Mas paremos por aqui com essas considerações, até porque, muito mais importante que a formulação de princípios gerais é a sua expressão na prática. E isso é mote para outra prosa.

Notas:

[1] “Critérios de periferia”

[2] “Entre o fogo e a panela: movimentos sociais e burocratização”

3 COMENTÁRIOS

  1. Queridos/as do Passa Palavra!

    Não sei bem onde estão querendo chegar, mas “Aos militantes que aceitam a tarefa de construção organizativa territorial, nas periferias, tendo sido eles criados ou não nelas, cabe desenvolver a capacidade de perceber as especificidades de cada espaço e as questões pertinentes a eles”, como introdução para mais uma matéria verborrágica, é querer muito insistência de seus/suas leitores/as.

    Eu já estou desistindo… (a desistir).

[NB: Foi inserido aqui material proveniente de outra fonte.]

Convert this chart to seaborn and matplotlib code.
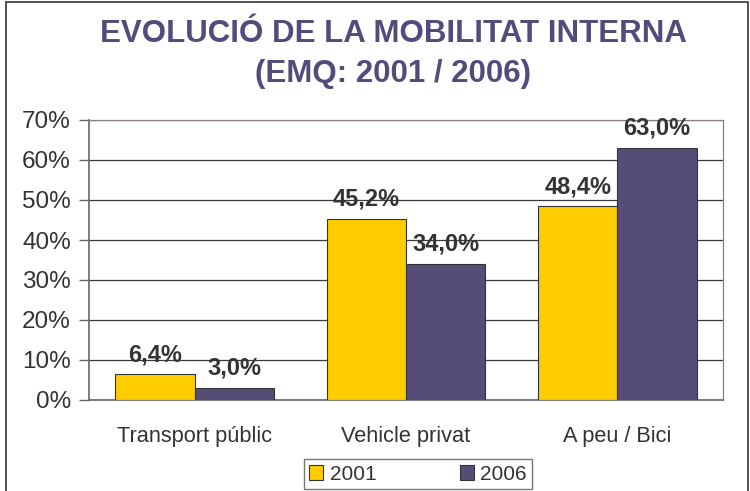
import pandas as pd
import matplotlib.pyplot as plt
import seaborn as sns
from matplotlib.patches import Rectangle

categories = ["Transport públic", "Vehicle privat", "A peu / Bici"]
years = ["2001", "2006"]
values_2001 = [6.4, 45.2, 48.4]
values_2006 = [3.0, 34.0, 63.0]
yticks = [0, 10, 20, 30, 40, 50, 60, 70]

colors = {"2001": "#FFCC00", "2006": "#554D77"}
title_color = "#514C7B"
text_color = "#333333"

df = pd.DataFrame({
    "categoria": categories * 2,
    "any": [years[0]] * 3 + [years[1]] * 3,
    "valor": values_2001 + values_2006,
})

sns.set_style("white")
plt.rcParams["font.family"] = ["Liberation Sans", "DejaVu Sans"]

fig = plt.figure(figsize=(7.5, 4.91), dpi=100)
ax = fig.add_axes([89 / 750, 1 - 400 / 491, (723 - 89) / 750, (400 - 120) / 491])

sns.barplot(data=df, x="categoria", y="valor", hue="any", palette=colors,
            saturation=1, width=0.75, edgecolor="#333333", linewidth=0.8,
            ax=ax, legend=False, zorder=3)

# Value labels
for container in ax.containers:
    labels = [f"{v:.1f}%".replace(".", ",") for v in container.datavalues]
    ax.bar_label(container, labels=labels, padding=6, fontsize=17,
                 fontweight="bold", color=text_color)

ax.set_ylim(0, 70)
ax.set_xlim(-0.5, 2.5)
ax.set_yticks(yticks)
ax.set_yticklabels([f"{t}%" for t in yticks], fontsize=17.5, color=text_color)
ax.yaxis.grid(True, color="#3A3A3A", linewidth=0.9, zorder=0)
ax.set_axisbelow(True)

ax.set_xticks(range(len(categories)))
ax.set_xticklabels(categories, fontsize=15.7, color=text_color)
ax.set_xticks([-0.5, 0.5, 1.5, 2.5], minor=True)
ax.tick_params(axis="x", which="major", length=0, pad=19)
ax.tick_params(axis="x", which="minor", length=7, width=1, color="#555555",
               direction="out")
ax.tick_params(axis="y", length=7, width=1, color="#666666", direction="out",
               left=True, pad=6)
ax.set_xlabel("")
ax.set_ylabel("")

for side in ["left", "bottom"]:
    ax.spines[side].set_color("#666666")
    ax.spines[side].set_linewidth(1.2)
for side in ["top", "right"]:
    ax.spines[side].set_color("#8B7F7F")
    ax.spines[side].set_linewidth(0.9)

# Title
title_kw = dict(ha="center", va="center", fontsize=22.5, fontweight="bold",
                color=title_color)
fig.text(0.524, 1 - 34 / 491, "EVOLUCIÓ DE LA MOBILITAT INTERNA", **title_kw)
fig.text(0.524, 1 - 74 / 491, "(EMQ: 2001 / 2006)", **title_kw)

# Legend
handles = [Rectangle((0, 0), 1, 1, facecolor=colors[y], edgecolor="#333333",
                     linewidth=0.8) for y in years]
fig.legend(handles, years, loc="center", bbox_to_anchor=(418 / 750, 1 - 474 / 491),
           ncol=2, fontsize=15, frameon=True, fancybox=False, edgecolor="#555555",
           handlelength=0.7, handleheight=0.7, handletextpad=0.3,
           columnspacing=4.0, borderpad=0.25, labelcolor=text_color)

# Outer chart border
fig.patches.append(Rectangle((6 / 750, -0.01), 742 / 750, 1 - 2 / 491 + 0.01,
                             transform=fig.transFigure, fill=False,
                             edgecolor="#333333", linewidth=1.2))

fig.savefig("out.png", dpi=100)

    E um * junto ao nome do autor, explicando quem é e o que já fez na vida, também não cairia mal.

    Brjs, Eric

  2. Contrariamente ao Eric, acho este artigo muito bom. Ele resulta da experiência prática e é dirigido para a acção prática. Verborreia é escrever para não dizer nada, o que não é o caso aqui. Pode haver mais verborreia em cinco palavras do que num milhão.
    Aproveito para dizer que este conjunto de artigos que o Passa Palavra tem publicado de análise crítica da burocratizaçao nos movimentos sociais me parece uma iniciativa muito importante. Ou os anticapitalistas, militantes de base, são capazes de ler textos eventualmente longos e densos e são capazes de reflectir sobre problemas complicados; ou os burocratas e especialistas da política continuarão a monopolizar o pensamento estratégico e a dominar todos nós. A reflexão é uma conquista.

  3. Assino embaixo do João Bernardo, pros que desistem já existem milhares de sites com “matérias” em lugares de artigos como esse, que nao se encontra fácil. Não gostou da palavra, passe, porque tem mta gente a fim de pensar enquanto age.